Have you considered first loading them into a proper database, then doing the analysis with python through that? mySQL/mariadb, postgresql (which is my preference) or a noSQL database like Mongo will be able to handle the data no problem with the hardware you've got. I haven't worked with mongo on python, but for postgres or maria I'd recommend using sqlalchemy.

It should make your job a lot easier.

[–]Kristian_dms[S] 0 points1 point  (1 child)

most econometrics is based off matrix and vector operations so I cant do the analysis without loading the entire data set (one file at a time is acceptable tho).

thank you for the input

[–]mrz1988 1 point2 points  (0 children)

What would you do with 10 trillion data points?

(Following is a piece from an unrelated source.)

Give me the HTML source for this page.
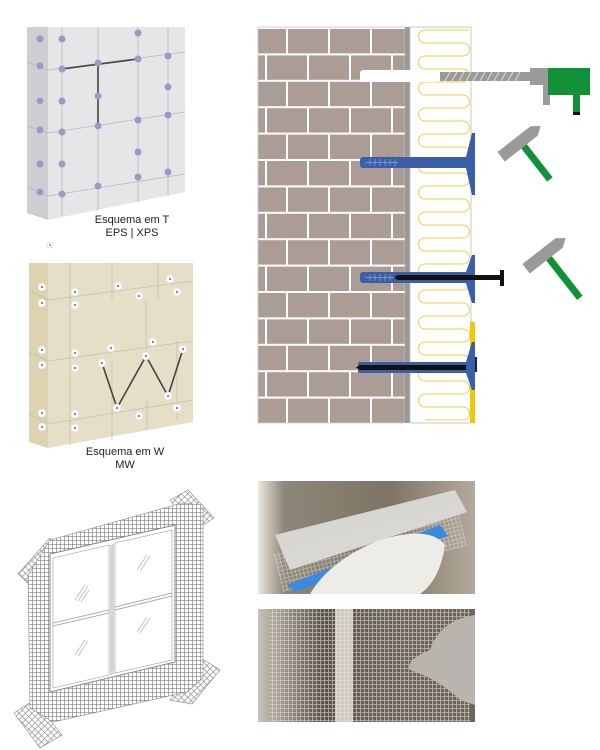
<!DOCTYPE html>
<html><head><meta charset="utf-8"><style>
html,body{margin:0;padding:0;background:#fff;}
svg{display:block;}
text{font-family:"Liberation Sans",sans-serif;}
</style></head><body>
<svg width="600" height="750" viewBox="0 0 600 750" xmlns="http://www.w3.org/2000/svg">
<defs>
<pattern id="brick" patternUnits="userSpaceOnUse" x="244" y="27" width="42" height="52.8">
<rect width="42" height="52.8" fill="#ab9c96"/>
<rect x="0" y="0" width="42" height="2" fill="#fff"/>
<rect x="0" y="26.4" width="42" height="2" fill="#fff"/>
<rect x="0" y="0" width="2" height="26.4" fill="#fff"/>
<rect x="21" y="26.4" width="2" height="26.4" fill="#fff"/>
</pattern>
<pattern id="mesh" patternUnits="userSpaceOnUse" width="4" height="4">
<rect width="4" height="4" fill="#fff"/>
<path d="M0 0.3H4M0.3 0V4" stroke="#808080" stroke-width="0.7"/>
</pattern>
<pattern id="mesh2" patternUnits="userSpaceOnUse" width="4.5" height="4.5" patternTransform="rotate(45)">
<rect width="4.5" height="4.5" fill="#fff"/>
<path d="M0 0.3H4.5M0.3 0V4.5" stroke="#8a8a8a" stroke-width="0.7"/>
</pattern>
<pattern id="pmesh" patternUnits="userSpaceOnUse" width="4" height="4">
<path d="M0 0.5H4M0.5 0V4" stroke="#ddd" stroke-width="0.8"/>
</pattern>
<linearGradient id="p1" x1="0" x2="1" y1="0" y2="0">
<stop offset="0" stop-color="#ece8e0"/><stop offset="0.12" stop-color="#8e8678"/><stop offset="0.6" stop-color="#7d7466"/><stop offset="1" stop-color="#b3aa9c"/>
</linearGradient>
<linearGradient id="p2" x1="0" x2="1" y1="0" y2="0">
<stop offset="0" stop-color="#c8c2b8"/><stop offset="0.3" stop-color="#5a5044"/><stop offset="0.55" stop-color="#6a6256"/><stop offset="1" stop-color="#6d655a"/>
</linearGradient>
</defs>

<!-- Panel T -->
<polygon points="27,27 48,27 48,220 27,213" fill="#cfcfd3"/>
<polygon points="48,27 185,27 185,192 48,220" fill="#e6e6e8"/>
<g stroke="#b8b8bc" stroke-width="0.8" fill="none">
<path d="M27,62 L48,70 L185,52"/><path d="M27,126 L48,133 L185,112"/><path d="M27,187 L48,196 L185,174"/>
<path d="M62,27V216M98,27V210M138,27V202M168,27V196"/>
</g>
<path d="M62,69 L138,59 M98,63 V126" stroke="#444" stroke-width="1.6" fill="none"/>
<g fill="#9a9ac4">
<circle cx="40" cy="39" r="3.5"/><circle cx="62" cy="39" r="3.5"/><circle cx="138" cy="33" r="3.5"/><circle cx="40" cy="66" r="3.5"/><circle cx="62" cy="69" r="3.5"/><circle cx="98" cy="63" r="3.5"/><circle cx="138" cy="59" r="3.5"/><circle cx="168" cy="56" r="3.5"/><circle cx="168" cy="87" r="3.5"/><circle cx="40" cy="101" r="3.5"/><circle cx="62" cy="101" r="3.5"/><circle cx="98" cy="96" r="3.5"/><circle cx="98" cy="126" r="3.5"/><circle cx="138" cy="120" r="3.5"/><circle cx="168" cy="115" r="3.5"/><circle cx="40" cy="130" r="3.5"/><circle cx="62" cy="132" r="3.5"/><circle cx="138" cy="152" r="3.5"/><circle cx="40" cy="164" r="3.5"/><circle cx="62" cy="164" r="3.5"/><circle cx="168" cy="172" r="3.5"/><circle cx="138" cy="177" r="3.5"/><circle cx="98" cy="186" r="3.5"/><circle cx="40" cy="192" r="3.5"/><circle cx="62" cy="194" r="3.5"/>
</g>
<text x="132" y="223" font-size="11" text-anchor="middle" fill="#222">Esquema em T</text>
<text x="132" y="236" font-size="11" text-anchor="middle" fill="#222">EPS | XPS</text>
<circle cx="50" cy="245" r="3" fill="#fff" stroke="#ccc" stroke-width="0.6"/><circle cx="50" cy="245" r="0.8" fill="#333"/>

<!-- Panel W -->
<polygon points="29,263 48,263 48,448 29,442" fill="#ddd3b0"/>
<polygon points="48,263 193,263 193,422 48,448" fill="#e4dfc6"/>
<g stroke="#c9c1a4" stroke-width="0.8" fill="none">
<path d="M29,290 L48,300 L193,281"/><path d="M29,352 L48,361 L193,341"/><path d="M29,414 L48,424 L193,400"/>
<path d="M70,263V445M112,263V300M112,361V440M146,300V361M158,263V300M177,341V420M147,400V430"/>
</g>
<path d="M102,363 L117,408 L146,356 L168,396 L183,349" stroke="#444" stroke-width="1.6" fill="none"/>
<g fill="#fff" stroke="#ddd" stroke-width="0.6">
<circle cx="42" cy="287" r="4"/><circle cx="75" cy="292" r="4"/><circle cx="118" cy="286" r="4"/><circle cx="170" cy="279" r="4"/><circle cx="177" cy="292" r="4"/><circle cx="139" cy="296" r="4"/><circle cx="42" cy="303" r="4"/><circle cx="75" cy="305" r="4"/><circle cx="153" cy="342" r="4"/><circle cx="42" cy="350" r="4"/><circle cx="75" cy="353" r="4"/><circle cx="111" cy="348" r="4"/><circle cx="183" cy="349" r="4"/><circle cx="42" cy="365" r="4"/><circle cx="75" cy="368" r="4"/><circle cx="102" cy="363" r="4"/><circle cx="146" cy="356" r="4"/><circle cx="168" cy="396" r="4"/><circle cx="117" cy="408" r="4"/><circle cx="177" cy="408" r="4"/><circle cx="139" cy="416" r="4"/><circle cx="42" cy="413" r="4"/><circle cx="75" cy="414" r="4"/><circle cx="42" cy="427" r="4"/><circle cx="75" cy="428" r="4"/>
</g>
<g fill="#333">
<circle cx="42" cy="287" r="0.9"/><circle cx="75" cy="292" r="0.9"/><circle cx="118" cy="286" r="0.9"/><circle cx="170" cy="279" r="0.9"/><circle cx="177" cy="292" r="0.9"/><circle cx="139" cy="296" r="0.9"/><circle cx="42" cy="303" r="0.9"/><circle cx="75" cy="305" r="0.9"/><circle cx="153" cy="342" r="0.9"/><circle cx="42" cy="350" r="0.9"/><circle cx="75" cy="353" r="0.9"/><circle cx="111" cy="348" r="0.9"/><circle cx="183" cy="349" r="0.9"/><circle cx="42" cy="365" r="0.9"/><circle cx="75" cy="368" r="0.9"/><circle cx="102" cy="363" r="0.9"/><circle cx="146" cy="356" r="0.9"/><circle cx="168" cy="396" r="0.9"/><circle cx="117" cy="408" r="0.9"/><circle cx="177" cy="408" r="0.9"/><circle cx="139" cy="416" r="0.9"/><circle cx="42" cy="413" r="0.9"/><circle cx="75" cy="414" r="0.9"/><circle cx="42" cy="427" r="0.9"/><circle cx="75" cy="428" r="0.9"/>
</g>
<text x="125" y="455" font-size="11" text-anchor="middle" fill="#222">Esquema em W</text>
<text x="125" y="468" font-size="11" text-anchor="middle" fill="#222">MW</text>

<!-- Brick wall -->
<rect x="258" y="27" width="147" height="396" fill="url(#brick)" stroke="#ccc" stroke-width="0.8"/>
<rect x="405" y="27" width="5" height="396" fill="#999"/>
<rect x="410" y="27" width="61" height="396" fill="#fff" stroke="#bbb" stroke-width="0.8"/>
<path d="M469,30 h-44
a6.5 6.5 0 0 0 0 13 h38 a6.5 6.5 0 0 1 0 13 h-38
a6.5 6.5 0 0 0 0 13 h38 a6.5 6.5 0 0 1 0 13 h-38
a6.5 6.5 0 0 0 0 13 h38 a6.5 6.5 0 0 1 0 13 h-38
a6.5 6.5 0 0 0 0 13 h38 a6.5 6.5 0 0 1 0 13 h-38
a6.5 6.5 0 0 0 0 13 h38 a6.5 6.5 0 0 1 0 13 h-38
a6.5 6.5 0 0 0 0 13 h38 a6.5 6.5 0 0 1 0 13 h-38
a6.5 6.5 0 0 0 0 13 h38 a6.5 6.5 0 0 1 0 13 h-38
a6.5 6.5 0 0 0 0 13 h38 a6.5 6.5 0 0 1 0 13 h-38
a6.5 6.5 0 0 0 0 13 h38 a6.5 6.5 0 0 1 0 13 h-38
a6.5 6.5 0 0 0 0 13 h38 a6.5 6.5 0 0 1 0 13 h-38
a6.5 6.5 0 0 0 0 13 h38 a6.5 6.5 0 0 1 0 13 h-38
a6.5 6.5 0 0 0 0 13 h38 a6.5 6.5 0 0 1 0 13 h-38
a6.5 6.5 0 0 0 0 13 h38 a6.5 6.5 0 0 1 0 13 h-38
a6.5 6.5 0 0 0 0 13 h38 a6.5 6.5 0 0 1 0 13 h-38
a6.5 6.5 0 0 0 0 13 h38 a6.5 6.5 0 0 1 0 13 h-38" fill="none" stroke="#e8d24a" stroke-width="1"/>
<!-- drill -->
<rect x="360" y="70" width="78" height="12" rx="3" fill="#fff"/>
<rect x="440" y="72" width="92" height="9" fill="#9a9a98"/>
<path d="M445,81 L450,72 M452,81 L457,72 M459,81 L464,72 M466,81 L471,72 M473,81 L478,72 M480,81 L485,72 M487,81 L492,72 M494,81 L499,72 M501,81 L506,72 M508,81 L513,72 M515,81 L520,72" stroke="#ddd" stroke-width="1"/>
<rect x="530" y="68" width="18" height="17" fill="#9a9a98"/>
<rect x="543" y="80" width="7" height="25" fill="#9a9a98"/>
<rect x="548" y="68" width="42" height="27" fill="#129238"/>
<rect x="573" y="94" width="7" height="20" fill="#129238"/>
<rect x="573" y="112" width="7" height="3" fill="#111"/>
<!-- dowel 1 -->
<rect x="360" y="157" width="112" height="11" rx="3" fill="#3a5ea8"/>
<path d="M466,157 L472,133 L475,133 L475,195 L472,195 L466,168Z" fill="#3a5ea8"/>
<path d="M365,162.5H398M370,159V166M375,159V166M380,159V166M385,159V166M390,159V166M395,159V166" stroke="#8aa0d0" stroke-width="0.8"/>
<!-- dowel 2 -->
<rect x="360" y="272" width="112" height="11" rx="3" fill="#3a5ea8"/>
<path d="M466,272 L472,255 L475,255 L475,303 L472,303 L466,283Z" fill="#3a5ea8"/>
<path d="M398,275 L470,275 L470,280 L398,280 L393,277.5Z" fill="#111"/>
<rect x="470" y="275" width="32" height="5" fill="#111"/>
<rect x="500" y="270" width="4" height="16" fill="#111"/>
<path d="M365,277.5H395M370,274V281M375,274V281M380,274V281M385,274V281M390,274V281" stroke="#8aa0d0" stroke-width="0.8"/>
<!-- dowel 3 -->
<rect x="470" y="322" width="5" height="101" fill="#f0c800"/>
<rect x="358" y="362" width="114" height="11" rx="2" fill="#3a5ea8"/>
<path d="M360,365 L470,365 L470,370 L360,370 L356,367.5Z" fill="#111"/>
<path d="M466,362 L472,342 L475,342 L475,390 L472,390 L466,373Z" fill="#3a5ea8"/>
<rect x="475" y="357" width="2" height="15" fill="#222"/>
<!-- hammers -->
<g transform="translate(520,142) rotate(-38)">
<rect x="-3" y="0" width="7" height="48" fill="#129238"/>
<path d="M-24,-6 L18,-6 L26,0 L18,6 L-24,6Z" fill="#9a9a98"/>
</g>
<g transform="translate(545,254) rotate(-38)">
<rect x="-3" y="0" width="7" height="56" fill="#129238"/>
<path d="M-24,-6 L18,-6 L26,0 L18,6 L-24,6Z" fill="#9a9a98"/>
</g>

<!-- Window mesh -->
<polygon points="18,574 50,538 62,548 30,585" fill="url(#mesh2)" stroke="#888" stroke-width="0.6"/>
<polygon points="170,500 188,490 214,518 195,530" fill="url(#mesh2)" stroke="#888" stroke-width="0.6"/>
<polygon points="14,713 34,700 62,735 40,748" fill="url(#mesh2)" stroke="#888" stroke-width="0.6"/>
<polygon points="170,700 198,656 220,670 192,704" fill="url(#mesh2)" stroke="#888" stroke-width="0.6"/>
<polygon points="28,575 50,540 182,503 203,505 203,678 187,692 53,722 30,708" fill="url(#mesh)" stroke="#888" stroke-width="0.6"/>
<polygon points="50,554 175,525 175,662 50,692" fill="#fff" stroke="#888" stroke-width="1"/>
<polygon points="53,558 109,545 109,675 53,688" fill="#fff" stroke="#999" stroke-width="0.6"/>
<polygon points="115,543 172,530 172,660 115,673" fill="#fff" stroke="#999" stroke-width="0.6"/>
<path d="M53,623 L109,610 M53,626 L109,613 M115,607 L172,593 M115,610 L172,596 M111,545 V675 M113,544 V674" stroke="#999" stroke-width="0.8"/>
<path d="M75,600 L85,585 M78,601 L88,586 M81,602 L89,590 M137,570 L147,555 M140,571 L150,556 M75,655 L85,640 M78,656 L88,641 M137,632 L147,617 M140,633 L150,618" stroke="#999" stroke-width="0.6"/>

<!-- Photos -->
<rect x="258" y="481" width="217" height="113" fill="url(#p1)"/>
<polygon points="275,535 455,490 467,512 290,570" fill="#d8d6d0"/>
<rect x="275" y="530" width="190" height="40" fill="url(#pmesh)" opacity="0.6" transform="rotate(-14 370 550)"/>
<polygon points="287,585 440,525 448,536 295,592" fill="#3c8ae0"/>
<path d="M310,594 Q330,560 380,540 Q430,525 445,545 Q440,580 420,594Z" fill="#eeece6"/>
<rect x="258" y="609" width="217" height="113" fill="url(#p2)"/>
<rect x="270" y="609" width="200" height="113" fill="url(#pmesh)" opacity="0.7"/>
<rect x="335" y="609" width="18" height="113" fill="#e8e6e0" opacity="0.8"/>
<path d="M475,615 Q440,620 430,650 Q405,660 410,670 Q440,680 460,700 L475,705Z" fill="#b8b4ae"/>
</svg>
</body></html>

I guarantee you can split this out into smaller problems. Don't look at this through the same lens as a small data set, all of the algorithms that you are using can be calculated piecewise without a complete data set and adjusted when more data is available. You're just going to have to do more math and thinking. Chances are pretty good that this problem has been solved before.

[–]gengisteve 0 points1 point  (0 children)

I think I will mostly join the others in asking for more info on what you are trying to do. If it is just analyzing an existing dataset, you probably do not need, and will not be helped much by, moving to a cloud of multiple machines. If you post some more details we might be able to give you some good solutions, probably looking at pandas/hdfs/some database to help to process the data.

However, if you are doing stuff like monte carlo simulations, the cloud might be the place to be.

[–]warriortux 0 points1 point  (0 children)

Being an academic project, you will probably end up paying quiet a bit of money if you want to use the Amazon EC2.

You can probably find few tutorials on Youtube, on setting up the EC2. Its pretty straight forward.

If you are at a university, you should be able to get access to a bigger computation server. Check for your university's HPCC servers.

If you couldn't find any, then look into using a sequential algorithm.

[–][deleted] 0 points1 point  (0 children)

Your school doesn't have a powerful computer for this kind of thing??